Le ricadute finanziarie della crisi degli scambi commerciali

Quando con molta preoccupazione i governi di tutto il mondo elencano i danni che una politica scriteriata di tariffe può infliggere ai settori produttivi del proprio paese dovremmo sempre ricordarci che dietro un bene o un servizio che circola per ogni dove c’è un flusso finanziario.
Quando si compra o si vende un’auto o un software si attiva quel misterioso mondo che consente alla vostra carta di credito o al vostro conto corrente di muovere denaro.

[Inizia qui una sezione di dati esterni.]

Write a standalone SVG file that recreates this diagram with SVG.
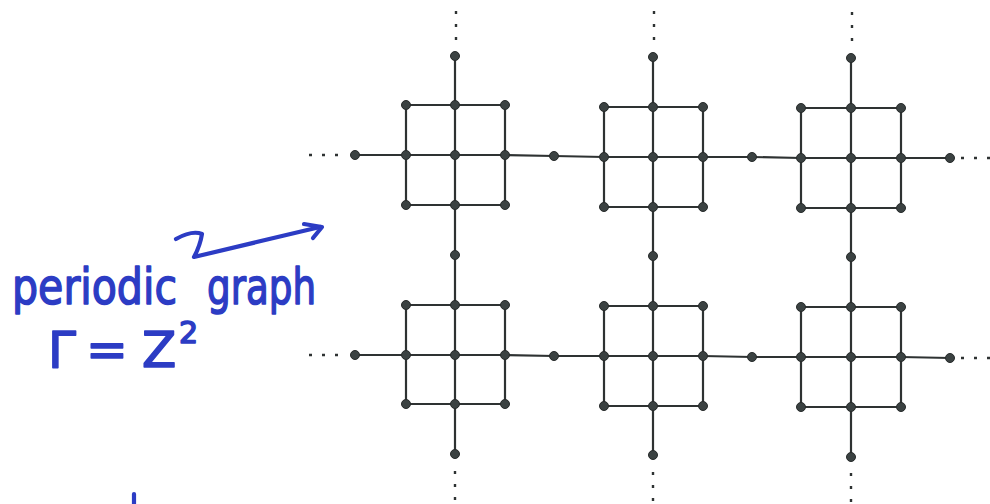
<svg xmlns="http://www.w3.org/2000/svg" width="990" height="504" viewBox="0 0 990 504">
<style>
.e{fill:none;stroke:#2e3232;stroke-width:2.2;stroke-linejoin:round}
.d{fill:none;stroke:#2e3232;stroke-width:2.4;stroke-dasharray:3 10}
.n circle{fill:#3b4242;stroke:#262a2a;stroke-width:1}
.hw{fill:#2c3cc4;stroke:#2c3cc4;stroke-width:1.6;stroke-linejoin:round;font-family:"DejaVu Sans","Noto Sans",sans-serif}
.hs{fill:none;stroke:#2c3cc4;stroke-width:4.2;stroke-linecap:round;stroke-linejoin:round}
</style>
<rect width="990" height="504" fill="#fff"/>
<g id="connectors">
<polyline class="e" points="355,155 406,155 455,155 505,155 554,156 604,157 653,157 703,157 752,157 801,158 851,158 901,158 950,158"/>
<polyline class="e" points="355,355 406,355 455,355 505,355 554,356 604,356 653,356 703,356 752,357 801,357 851,357 901,357 950,358"/>
<polyline class="e" points="406,105 505,105"/><polyline class="e" points="406,205 505,205"/>
<polyline class="e" points="604,107 703,107"/><polyline class="e" points="604,207 703,207"/>
<polyline class="e" points="801,108 901,108"/><polyline class="e" points="801,208 901,208"/>
<polyline class="e" points="406,305 505,305"/><polyline class="e" points="406,404 505,404"/>
<polyline class="e" points="604,306 703,306"/><polyline class="e" points="604,406 703,406"/>
<polyline class="e" points="801,307 901,307"/><polyline class="e" points="801,407 901,407"/>
<polyline class="e" points="406,105 406,205"/><polyline class="e" points="505,105 505,205"/>
<polyline class="e" points="604,107 604,207"/><polyline class="e" points="703,107 703,207"/>
<polyline class="e" points="801,108 801,208"/><polyline class="e" points="901,108 901,208"/>
<polyline class="e" points="406,305 406,404"/><polyline class="e" points="505,305 505,404"/>
<polyline class="e" points="604,306 604,406"/><polyline class="e" points="703,306 703,406"/>
<polyline class="e" points="801,307 801,407"/><polyline class="e" points="901,307 901,407"/>
<polyline class="e" points="455,56 455,105 455,155 455,205 455,255 455,305 455,355 455,404 455,454"/>
<polyline class="e" points="653,57 653,107 653,157 653,207 653,256 653,306 653,356 653,406 653,455"/>
<polyline class="e" points="851,58 851,108 851,158 851,208 851,257 851,307 851,357 851,407 851,457"/>
<line class="d" x1="456" y1="11" x2="456" y2="44"/>
<line class="d" x1="654" y1="11" x2="654" y2="45"/>
<line class="d" x1="852" y1="12" x2="852" y2="46"/>
<line class="d" x1="455" y1="471" x2="455" y2="504"/>
<line class="d" x1="653" y1="472" x2="653" y2="504"/>
<line class="d" x1="851" y1="473" x2="851" y2="504"/>
<line class="d" x1="309" y1="155" x2="345" y2="155"/>
<line class="d" x1="309" y1="355" x2="345" y2="355"/>
<line class="d" x1="961" y1="158" x2="990" y2="158"/>
<line class="d" x1="961" y1="358" x2="990" y2="358"/>
</g>
<g class="n">
<g id="t1"><circle cx="455" cy="56" r="4.5"/></g>
<g id="t2"><circle cx="653" cy="57" r="4.5"/></g>
<g id="t3"><circle cx="851" cy="58" r="4.5"/></g>
<g id="m1"><circle cx="455" cy="255" r="4.5"/></g>
<g id="m2"><circle cx="653" cy="256" r="4.5"/></g>
<g id="m3"><circle cx="851" cy="257" r="4.5"/></g>
<g id="u1"><circle cx="455" cy="454" r="4.5"/></g>
<g id="u2"><circle cx="653" cy="455" r="4.5"/></g>
<g id="u3"><circle cx="851" cy="457" r="4.5"/></g>
<g id="l1"><circle cx="355" cy="155" r="4.5"/></g>
<g id="h11"><circle cx="554" cy="156" r="4.5"/></g>
<g id="h12"><circle cx="752" cy="157" r="4.5"/></g>
<g id="r1"><circle cx="950" cy="158" r="4.5"/></g>
<g id="l2"><circle cx="355" cy="355" r="4.5"/></g>
<g id="h21"><circle cx="554" cy="356" r="4.5"/></g>
<g id="h22"><circle cx="752" cy="357" r="4.5"/></g>
<g id="r2"><circle cx="950" cy="358" r="4.5"/></g>
<g id="b1-11"><circle cx="406" cy="105" r="4.5"/></g><g id="b1-12"><circle cx="455" cy="105" r="4.5"/></g><g id="b1-13"><circle cx="505" cy="105" r="4.5"/></g>
<g id="b1-21"><circle cx="406" cy="155" r="4.5"/></g><g id="b1-22"><circle cx="455" cy="155" r="4.5"/></g><g id="b1-23"><circle cx="505" cy="155" r="4.5"/></g>
<g id="b1-31"><circle cx="406" cy="205" r="4.5"/></g><g id="b1-32"><circle cx="455" cy="205" r="4.5"/></g><g id="b1-33"><circle cx="505" cy="205" r="4.5"/></g>
<g id="b2-11"><circle cx="604" cy="107" r="4.5"/></g><g id="b2-12"><circle cx="653" cy="107" r="4.5"/></g><g id="b2-13"><circle cx="703" cy="107" r="4.5"/></g>
<g id="b2-21"><circle cx="604" cy="157" r="4.5"/></g><g id="b2-22"><circle cx="653" cy="157" r="4.5"/></g><g id="b2-23"><circle cx="703" cy="157" r="4.5"/></g>
<g id="b2-31"><circle cx="604" cy="207" r="4.5"/></g><g id="b2-32"><circle cx="653" cy="207" r="4.5"/></g><g id="b2-33"><circle cx="703" cy="207" r="4.5"/></g>
<g id="b3-11"><circle cx="801" cy="108" r="4.5"/></g><g id="b3-12"><circle cx="851" cy="108" r="4.5"/></g><g id="b3-13"><circle cx="901" cy="108" r="4.5"/></g>
<g id="b3-21"><circle cx="801" cy="158" r="4.5"/></g><g id="b3-22"><circle cx="851" cy="158" r="4.5"/></g><g id="b3-23"><circle cx="901" cy="158" r="4.5"/></g>
<g id="b3-31"><circle cx="801" cy="208" r="4.5"/></g><g id="b3-32"><circle cx="851" cy="208" r="4.5"/></g><g id="b3-33"><circle cx="901" cy="208" r="4.5"/></g>
<g id="b4-11"><circle cx="406" cy="305" r="4.5"/></g><g id="b4-12"><circle cx="455" cy="305" r="4.5"/></g><g id="b4-13"><circle cx="505" cy="305" r="4.5"/></g>
<g id="b4-21"><circle cx="406" cy="355" r="4.5"/></g><g id="b4-22"><circle cx="455" cy="355" r="4.5"/></g><g id="b4-23"><circle cx="505" cy="355" r="4.5"/></g>
<g id="b4-31"><circle cx="406" cy="404" r="4.5"/></g><g id="b4-32"><circle cx="455" cy="404" r="4.5"/></g><g id="b4-33"><circle cx="505" cy="404" r="4.5"/></g>
<g id="b5-11"><circle cx="604" cy="306" r="4.5"/></g><g id="b5-12"><circle cx="653" cy="306" r="4.5"/></g><g id="b5-13"><circle cx="703" cy="306" r="4.5"/></g>
<g id="b5-21"><circle cx="604" cy="356" r="4.5"/></g><g id="b5-22"><circle cx="653" cy="356" r="4.5"/></g><g id="b5-23"><circle cx="703" cy="356" r="4.5"/></g>
<g id="b5-31"><circle cx="604" cy="406" r="4.5"/></g><g id="b5-32"><circle cx="653" cy="406" r="4.5"/></g><g id="b5-33"><circle cx="703" cy="406" r="4.5"/></g>
<g id="b6-11"><circle cx="801" cy="307" r="4.5"/></g><g id="b6-12"><circle cx="851" cy="307" r="4.5"/></g><g id="b6-13"><circle cx="901" cy="307" r="4.5"/></g>
<g id="b6-21"><circle cx="801" cy="357" r="4.5"/></g><g id="b6-22"><circle cx="851" cy="357" r="4.5"/></g><g id="b6-23"><circle cx="901" cy="357" r="4.5"/></g>
<g id="b6-31"><circle cx="801" cy="407" r="4.5"/></g><g id="b6-32"><circle cx="851" cy="407" r="4.5"/></g><g id="b6-33"><circle cx="901" cy="407" r="4.5"/></g>
</g>
<g id="annotation">
<text class="hw" x="12" y="304" font-size="50" textLength="165" lengthAdjust="spacingAndGlyphs">periodic</text>
<text class="hw" x="207" y="304" font-size="50" textLength="109" lengthAdjust="spacingAndGlyphs">graph</text>
<text class="hw" font-size="50"><tspan x="48" y="367">Γ</tspan><tspan x="86">=</tspan><tspan x="142">Z</tspan><tspan x="179" y="343" font-size="30">2</tspan></text>
<path class="hs" d="M176,239 Q192,230 202,234 Q200,246 194,257 L320,227"/>
<path class="hs" d="M304,224 L322,227 L313,238"/>
<line class="hs" x1="134" y1="494" x2="134" y2="504"/>
</g>
</svg>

Sia che importiamo o che esportiamo, il commercio sarebbe semplicemente impossibile senza un’infrastruttura finanziaria che muove crediti e debiti in tempo reale.
Questa ovvietà, in questi mesi di pensosi ragionamenti sul futuro del commercio internazionale, è rimasta molto sotto traccia, per la semplice ragione che diamo per scontato che questa infrastruttura finanziaria ci sarà sempre, tariffe o no. E questo è un grave errore concettuale. Questa infrastruttura, infatti, basa la sua funzionalità sullo stato di salute dei suoi componenti, che sono soggetti finanziari di varia natura, soprattutto banche, che si appoggiano a un sistema di pagamenti nel quale operano come soggetti primari le banche centrali. Dovrebbe risultare chiaro che una crisi degli scambi, che inevitabilmente genera una loro contrazione, mette a dura prova la profittabilità di chi su questi scambi ci lucra, per la semplice ragione che li rende possibili.
Bene ha fatto, perciò, il Fmi, nel suo ultimo Global financial stability report a ricordarci che le tariffe rischiano di sabotare un settore vitale del sistema finanziario, ossia il trade finance. Quindi i movimenti finanziari generati dagli scambi di beni e servizi. Parliamo di un settore che vale, ogni anno, 10 trilioni di dollari e genera 18 miliardi di utili alle banche che lo sostengono.
“Il finanziamento del commercio dipende da flussi di cassa stabili, catene di approvvigionamento e quadri normativi, tutti fattori che potrebbero essere compromessi da brusche variazioni tariffarie. Man mano che i flussi di cassa dei debitori diventano meno prevedibili e si ricercano maggiori linee di credito commerciali, le banche inaspriscono i criteri di concessione dei prestiti a causa dell’aumento del rischio di credito. La riduzione della disponibilità di credito intensifica le pressioni di insolvenza dei debitori, innescando una spirale negativa di riduzione dei finanziamenti e dei volumi commerciali. Le tariffe possono anche riconfigurare le catene di approvvigionamento e richiedere nuovi processi di conformità, aumentando i costi delle banche e riducendo la loro propensione alla sottoscrizione”.
Fin qui il Fondo. Si può aggiungere come pro memoria, che il sistema bancario internazionale può essere danneggiato per molte altre ragioni dall’aumento delle tariffe. Basta vedere, nel grafico che apre questo post, come hanno reagito le quotazioni bancarie dopo il “liberation day” del 2 aprile. E’ chiaro a tutti, quali siano i rischi. Ma evidentemente non abbastanza.